Leaders should also review the quality of the inputs that feed distribution rules. If request forms are incomplete, fields are optional when they should be required, or source systems use inconsistent status values, routing automation will inherit those weaknesses. Improving input quality before RPA development can reduce exception volume from the start.
The distribution model should also identify which steps are time sensitive. Claims follow up, customer account updates, finance approvals, and employee requests may have different escalation needs. Automation should respect those priorities rather than treating every queue item the same.
Another useful measure is the number of times work is returned to the previous team. A high return rate usually means routing rules are incomplete or inputs are poor. RPA should help expose that pattern so leaders can fix the handoff, not only move the same problem faster.
That evidence also helps leaders decide whether the next improvement should be automation, policy clarification, or system change.
How Neotechie Helps Teams Use RPA Reliably
Neotechie helps teams design automated workflow distribution around real operating conditions. This can include process discovery, workflow redesign, RPA bot development, system integration, data validation, queue automation, exception handling, dashboards, testing, training, governance, and post go live support.
For operations and shared services teams, Neotechie can support workflows such as invoice routing, employee request handling, claim follow up queues, customer account updates, ticket categorization, approval reminders, and recurring report distribution. The focus is not only moving work faster. The focus is making the movement governed, visible, and reliable. Explore Neotechie’s RPA services if handoffs, queues, and exceptions are slowing business critical operations.
How Leaders Should Measure Improvement
Automated workflow distribution should be measured by more than the number of items routed. Leaders should track cycle time, queue aging, exception volume, exception reason codes, rework, manual touchpoints removed, SLA adherence, user overrides, and support incidents. These measures show whether automation is improving execution or only shifting work between teams.
It is also important to review exception trends. If many items are blocked by missing fields, the input process may need redesign. If approvals are the bottleneck, routing rules may not be the core issue. If system errors are frequent, the automation support model may need stronger monitoring. Continuous review turns automation into a source of operational learning.
Conclusion
Automated workflow distribution reduces handoff delays when it is built around process rules, clear ownership, exception routing, and monitoring. RPA can move repeatable work across systems and queues, but reliable outcomes require governance and support after go live. Leaders should treat distribution automation as a control model, not just a routing shortcut.
FAQs
Q. What workflows are good candidates for automated distribution?

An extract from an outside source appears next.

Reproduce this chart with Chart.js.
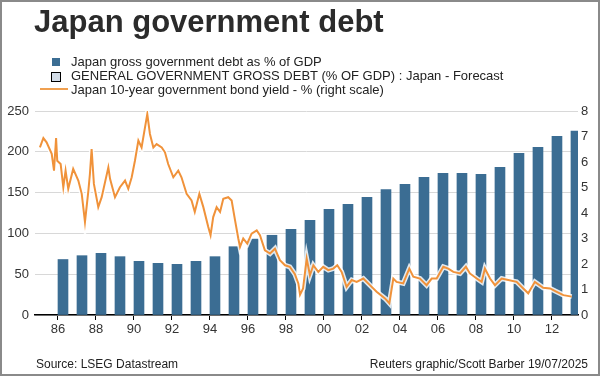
<!DOCTYPE html>
<html>
<head>
<meta charset="utf-8">
<script src="https://cdn.jsdelivr.net/npm/chart.js"></script>
<style>
  body { margin: 0; background: #fff; }
  #wrap { position: relative; width: 600px; height: 376px; font-family: "Liberation Sans", Arial, sans-serif; color: #222; }
  #frame { position: absolute; left: 0; top: 0; width: 600px; height: 376px; box-sizing: border-box; border: 2px solid #8a8a8a; pointer-events: none; }
  canvas { position: absolute; left: 0; top: 0; }
  .txt { position: absolute; white-space: nowrap; }
  #title { left: 34px; top: 4px; font-size: 31px; font-weight: bold; color: #2b2b2b; }
  .leg { font-size: 13px; left: 71px; }
  .sw { position: absolute; }
  .foot { font-size: 12px; top: 357px; color: #222; }
</style>
</head>
<body>
<div id="wrap">
  <canvas id="debtChart" width="600" height="376"></canvas>
  <div id="title" class="txt">Japan government debt</div>
  <div class="sw" style="left:52px;top:58px;width:8px;height:8px;background:#3b6d93;"></div>
  <div class="txt leg" style="top:54px;">Japan gross government debt as % of GDP</div>
  <div class="sw" style="left:51px;top:72px;width:8px;height:8px;background:#d3dde8;border:1px solid #000;"></div>
  <div class="txt leg" style="top:68px;">GENERAL GOVERNMENT GROSS DEBT (% OF GDP) : Japan - Forecast</div>
  <div class="sw" style="left:40px;top:88px;width:28px;height:2px;background:#f0a050;"></div>
  <div class="txt leg" style="top:82px;">Japan 10-year government bond yield - % (right scale)</div>
  <div class="txt foot" style="left:36px;">Source: LSEG Datastream</div>
  <div class="txt foot" style="right:12px;">Reuters graphic/Scott Barber 19/07/2025</div>
  <div id="frame"></div>
</div>
<script>
const years = [1986, 1987, 1988, 1989, 1990, 1991, 1992, 1993, 1994, 1995, 1996, 1997, 1998, 1999,
  2000, 2001, 2002, 2003, 2004, 2005, 2006, 2007, 2008, 2009, 2010, 2011, 2012, 2013];
const debtPct = [68, 72.7, 75.6, 71.5, 65.8, 63.3, 62.1, 65.8, 71.5, 83.7, 93, 97.7, 105, 116,
  129.5, 135.7, 144.2, 153.6, 160, 168.7, 173.6, 173.6, 172.4, 181, 198, 205.4, 219, 225.5];
const forecastPct = [];

const yieldDates = [1985.05, 1985.23, 1985.4, 1985.67, 1985.79, 1985.9, 1985.96, 1986.14, 1986.28, 1986.4,
  1986.54, 1986.8, 1987.07, 1987.25, 1987.42, 1987.6, 1987.68, 1987.77, 1987.89, 1988.12,
  1988.3, 1988.65, 1988.74, 1989.0, 1989.26, 1989.53, 1989.7, 1989.88, 1990.05, 1990.23,
  1990.4, 1990.58, 1990.7, 1990.84, 1991.02, 1991.19, 1991.46, 1991.63, 1991.8, 1992.07,
  1992.33, 1992.5, 1992.77, 1993.03, 1993.2, 1993.44, 1993.65, 1993.91, 1994.03, 1994.17,
  1994.35, 1994.53, 1994.7, 1994.96, 1995.14, 1995.32, 1995.49, 1995.58, 1995.75, 1995.96,
  1996.19, 1996.46, 1996.63, 1996.89, 1997.16, 1997.42, 1997.68, 1997.95, 1998.2, 1998.47,
  1998.65, 1998.74, 1998.9, 1999.09, 1999.26, 1999.44, 1999.7, 1999.96, 2000.23, 2000.49,
  2000.7, 2000.93, 2001.19, 2001.46, 2001.72, 2002.07, 2002.42, 2002.77, 2003.21, 2003.44,
  2003.65, 2003.82, 2004.17, 2004.49, 2004.7, 2005.05, 2005.4, 2005.67, 2005.93, 2006.28,
  2006.54, 2006.81, 2007.16, 2007.47, 2007.68, 2008.04, 2008.3, 2008.47, 2008.74, 2009.0,
  2009.35, 2009.7, 2010.14, 2010.49, 2010.75, 2011.1, 2011.54, 2011.9, 2012.25, 2012.6, 2013.04];
const yieldPct = [6.57, 6.94, 6.77, 6.32, 5.66, 6.94, 6.05, 5.92, 5.01, 5.66,
  4.95, 5.73, 5.27, 4.75, 3.65, 4.88, 5.53, 6.51, 5.14, 4.23,
  4.62, 5.79, 5.34, 4.62, 5.01, 5.27, 4.95, 5.4, 6.05, 6.84,
  6.57, 7.36, 7.88, 7.1, 6.57, 6.7, 6.57, 6.38, 5.92, 5.4,
  5.66, 5.4, 4.75, 4.49, 4.04, 4.75, 4.23, 3.45, 3.13, 3.84,
  4.23, 4.04, 4.56, 4.62, 4.49, 3.71, 3.0, 2.67, 3.0, 2.8,
  3.19, 3.32, 3.13, 2.54, 2.41, 2.6, 2.15, 1.95, 1.89, 1.6,
  1.24, 0.8, 1.04, 2.21, 1.56, 1.95, 1.69, 1.89, 1.76, 1.82,
  1.95, 1.69, 1.1, 1.37, 1.3, 1.43, 1.17, 0.91, 0.65, 0.46,
  1.43, 1.3, 1.24, 1.82, 1.5, 1.43, 1.17, 1.43, 1.43, 1.89,
  1.82, 1.69, 1.63, 1.89, 1.63, 1.43, 1.3, 1.82, 1.43, 1.17,
  1.43, 1.37, 1.3, 1.04, 0.85, 1.3, 1.07, 1.04, 0.91, 0.78, 0.72];

const xTicks = [1986, 1988, 1990, 1992, 1994, 1996, 1998, 2000, 2002, 2004, 2006, 2008, 2010, 2012];
const leftTicks = [0, 50, 100, 150, 200, 250];
const rightTicks = [0, 1, 2, 3, 4, 5, 6, 7, 8];

const yieldPoints = yieldDates.map((d, i) => ({ x: d, y: yieldPct[i] }));
const tickFont = { family: '"Liberation Sans", Arial, sans-serif', size: 13 };

new Chart(document.getElementById('debtChart').getContext('2d'), {
  type: 'bar',
  data: {
    datasets: [
      {
        type: 'line', label: 'yield', data: yieldPoints, yAxisID: 'y1',
        borderColor: '#f0923a', borderWidth: 2, pointRadius: 0, tension: 0, order: 0
      },
      {
        type: 'line', label: 'halo', data: yieldPoints, yAxisID: 'y1',
        borderColor: 'rgba(255,255,255,0.85)', borderWidth: 5, pointRadius: 0, tension: 0, order: 1
      },
      {
        label: 'forecast', data: forecastPct, yAxisID: 'y',
        backgroundColor: '#d3dde8', order: 2
      },
      {
        label: 'debt', data: years.map((yr, i) => ({ x: yr, y: debtPct[i] })), yAxisID: 'y',
        backgroundColor: '#3b6d93', barThickness: 10, order: 3
      }
    ]
  },
  options: {
    responsive: false,
    animation: false,
    layout: { padding: { top: 111, left: 0, right: 0, bottom: 0 } },
    plugins: { legend: { display: false }, tooltip: { enabled: false } },
    scales: {
      x: {
        type: 'linear', min: 1984.79, max: 2013.37, offset: false,
        afterBuildTicks: s => { s.ticks = xTicks.map(v => ({ value: v })); },
        afterFit: s => { s.height = 61; },
        ticks: { font: tickFont, color: '#333', padding: 2, callback: v => String(v).slice(2) },
        grid: { drawOnChartArea: false, drawTicks: true, tickLength: 5, color: '#000', offset: false },
        border: { display: true, color: '#000', width: 1.5 }
      },
      y: {
        position: 'left', min: 0, max: 250,
        afterBuildTicks: s => { s.ticks = leftTicks.map(v => ({ value: v })); },
        afterFit: s => { s.width = 35; },
        ticks: { font: tickFont, color: '#333', padding: 6 },
        grid: { color: '#d8d8d8', drawTicks: false },
        border: { display: false }
      },
      y1: {
        position: 'right', min: 0, max: 8,
        afterBuildTicks: s => { s.ticks = rightTicks.map(v => ({ value: v })); },
        afterFit: s => { s.width = 22; },
        ticks: { font: tickFont, color: '#333', padding: 3 },
        grid: { display: false, drawTicks: false },
        border: { display: false }
      }
    }
  }
});
</script>
</body>
</html>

Good candidates include repeatable work that enters through queues, forms, emails, portals, or reports and can be routed using clear business rules. Examples include invoice approvals, claim follow ups, employee requests, customer account updates, ticket routing, and audit evidence requests.
Q. Why is exception handling important in workflow distribution?
Exception handling prevents incomplete or unusual work from disappearing inside automated queues. It ensures missing data, conflicting records, system errors, and policy questions are routed to the right human owner with clear visibility.
Q. How does Neotechie support automated workflow distribution?
Neotechie helps teams map workflows, design routing rules, build RPA bots, integrate systems, create exception paths, and support automation after go live. This helps reduce manual handoffs while maintaining operational control.